Prove that, $W=\left( W\cap V_1 \right) \oplus \left( W\cap V_2 \right) $ if and only if $W=\left( W+V_1 \right) \cap \left( W+V_2 \right) $.
I have showed that $\left( W+V_1 \right) \cap \left( W+V_2 \right)$ is a subspace of $W$. But how to proceed further?
 A: “$\Rightarrow$”: Given $W=(W\cap V_1)\oplus (W\cap V_2)$ we want to show $W=(W+V_1)\cap (W+V_2)$. Let $W_i=W\cap V_i$ and choose complements $U_i$ so that $V_i=W_i\oplus U_i$. Thus we have decomposed $V$ as
$$
V = \underbrace{W_1 \oplus U_1}_{V_1} \oplus \underbrace{W_2\oplus U_2}_{V_2} = \underbrace{W_1\oplus W_2}_W \oplus \underbrace{U_1 \oplus U_2}_U.
$$
Hence, every vector $v\in V$ has a unique decomposition as
$$
v = w_1 + u_1 + w_2 + u_2
$$
with $w_i\in W_i$ and $u_i\in U_i$. The elements of $W+V_1$ are those with $u_2=0$ and the elements of $W+V_2$ are those with $u_1=0$. Hence the intersection consists of those elements with $u_1=u_2=0$, which are exactly the elements of $W$.

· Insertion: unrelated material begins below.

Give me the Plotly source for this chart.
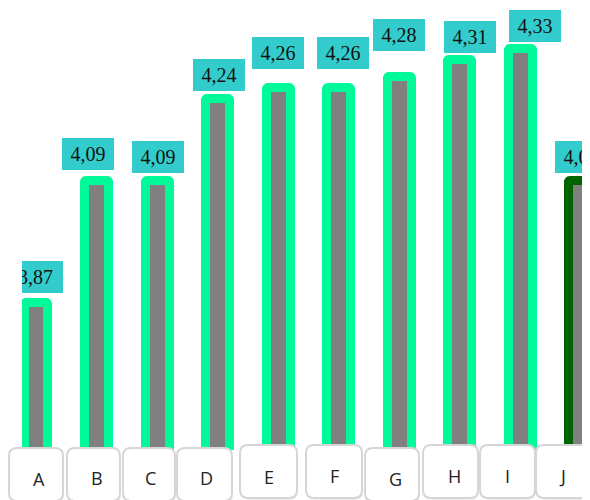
import plotly.graph_objects as go

# ---- data ----
categories = ["A", "B", "C", "D", "E", "F", "G", "H", "I", "J"]
values = [3.87, 4.09, 4.09, 4.24, 4.26, 4.26, 4.28, 4.31, 4.33, 4.09]

# ---- styles ----
W, H = 590, 500
OFF = 8                     # page body margin compensation
PLOT_L, PLOT_T, PLOT_B = 22, 8, 450   # plot area in reference pixels
ML = PLOT_L - OFF
MT = PLOT_T - OFF
PH = PLOT_B - PLOT_T
MB = H - MT - PH
PW = W - ML
border_colors = ["#00fa9a"] * 9 + ["#006400"]
# value label offsets (px): horizontal shift and gap above bar
label_dx = [6, -9.5, 0.5, 0.5, -0.5, 3.5, -0.5, 10, 14, 0]
label_gap = [5, 7, 4, 3, 14, 14, 21, 3, 3, 4]
label_w = [41, 52, 52, 52, 52, 52, 52, 52, 52, 52]
# category boxes (reference px): left, right, top
cat_boxes = [(9, 63, 448), (67, 120, 448), (123, 175, 448), (177, 232, 448),
             (240, 297, 445), (306, 362, 445), (365, 419, 448), (423, 478, 445),
             (480, 535, 445), (536, 589, 445)]
letter_dx = [2, -0.5, -7, -11.5, -10, -5, -4.5, -5.5, -13.5, -19]
letter_y = [478.5, 478, 478, 478, 477, 476, 478.5, 476, 476, 476]

PX_PER_CAT = 60.55
FIRST_CENTER = 36.5
x0 = -(FIRST_CENTER - PLOT_L) / PX_PER_CAT
x1 = x0 + PW / PX_PER_CAT
PX_PER_UNIT = 551.0
y_top_val = 4.419 - PLOT_T / PX_PER_UNIT
y_bot_val = 4.419 - PLOT_B / PX_PER_UNIT


def fx(px):
    return (px - PLOT_L) / PW


def fy(py):
    return (PLOT_B - py) / PH


def rounded(l, r, t, b, rad):
    pts = [
        f"M{fx(l + rad)},{fy(t)}", f"L{fx(r - rad)},{fy(t)}",
        f"Q{fx(r)},{fy(t)} {fx(r)},{fy(t + rad)}", f"L{fx(r)},{fy(b - rad)}",
        f"Q{fx(r)},{fy(b)} {fx(r - rad)},{fy(b)}", f"L{fx(l + rad)},{fy(b)}",
        f"Q{fx(l)},{fy(b)} {fx(l)},{fy(b - rad)}", f"L{fx(l)},{fy(t + rad)}",
        f"Q{fx(l)},{fy(t)} {fx(l + rad)},{fy(t)}", "Z",
    ]
    return " ".join(pts)


fig = go.Figure()
fig.add_trace(go.Bar(
    x=categories, y=values, width=0.396,
    marker=dict(color="#808080", line=dict(color=border_colors, width=9),
                cornerradius=2),
    hoverinfo="skip",
))

shapes = []
for (l, r, t) in cat_boxes:
    shapes.append(dict(type="path", xref="paper", yref="paper",
                       path=rounded(l + 1, r + 1, t + 1.5, t + 55, 8),
                       fillcolor="rgba(0,0,0,0.06)", line=dict(width=0), layer="above"))
    shapes.append(dict(type="path", xref="paper", yref="paper",
                       path=rounded(l, r, t, t + 53, 8),
                       fillcolor="#ffffff", line=dict(color="#d6d6d6", width=2),
                       layer="above"))

annotations = []
for i, (c, v) in enumerate(zip(categories, values)):
    txt = f"{v:.2f}".replace(".", ",")
    if i == 0:
        txt = txt + "\u00a0\u00a0"
    annotations.append(dict(
        x=c, y=v, xref="x", yref="y", text=txt, showarrow=False,
        xanchor="center", yanchor="bottom", xshift=label_dx[i],
        yshift=4.5 + label_gap[i], width=label_w[i], height=32,
        align="right" if i == 0 else "center",
        bgcolor="#33cccc", borderpad=0, borderwidth=0,
        font=dict(family="Liberation Serif", size=20, color="#111111"),
    ))
    annotations.append(dict(
        x=c, y=fy(letter_y[i]), xref="x", yref="paper", text=c, showarrow=False,
        xanchor="center", yanchor="middle", xshift=letter_dx[i],
        font=dict(family="Open Sans", size=18, color="#222222"),
    ))

fig.update_layout(
    width=W, height=H,
    margin=dict(l=ML, r=0, t=MT, b=MB, pad=0),
    paper_bgcolor="#ffffff", plot_bgcolor="#ffffff",
    showlegend=False,
    xaxis=dict(type="category", range=[x0, x1], showticklabels=False,
               showgrid=False, zeroline=False, showline=False, ticks=""),
    yaxis=dict(range=[y_bot_val, y_top_val], showticklabels=False, showgrid=False,
               zeroline=False, showline=False, ticks=""),
    shapes=shapes, annotations=annotations,
    bargap=0,
)

fig.write_html("out.html")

“$\Leftarrow$”: In the other direction, we are given $V=V_1\oplus V_2$ and $W=(W+V_1)\cap(W+V_2)$. We want to show that $W=W_1\oplus W_2$, where $W_i=W\cap V_i$ as before. Since $W_1,W_2\subseteq W$, we have $W_1+W_2\subseteq W$. Furthermore, the sum is direct since
$$
W_1\cap W_2 \subseteq V_1\cap V_2 = \{0\}.
$$
To show that $W_1\oplus W_2$ is not a proper subspace of $W$ but in fact equal to $W$, we need the finite dimensionality of the involved spaces: From $W_i=W\cap V_i$ we have the following identities of dimension:
\begin{align*}
\dim(W+V_i) = \dim(W) + \dim(V_i) - \dim(W_i).
\end{align*}
Since we are given $W=(W+V_1)\cap(W+V_2)$ this yields
\begin{align*}
\dim(W) &= \dim(W+V_1) + \dim(W+V_2) - \dim(\underbrace{W+V_1+W+V_2}_V)
\\&= \dim(W) + \dim(V_1) - \dim(W_1)
\\&\quad+ \dim(W) + \dim(V_2) - \dim(W_2)
-\dim(V)
\\&= \dim(W) - \dim(W_1)
+ \dim(W)  - \dim(W_2).
\end{align*}
This is equivalent to $\dim(W) = \dim(W_1)+\dim(W_2) = \dim(W_1\oplus W_2)$ and hence $W=W_1\oplus W_2$.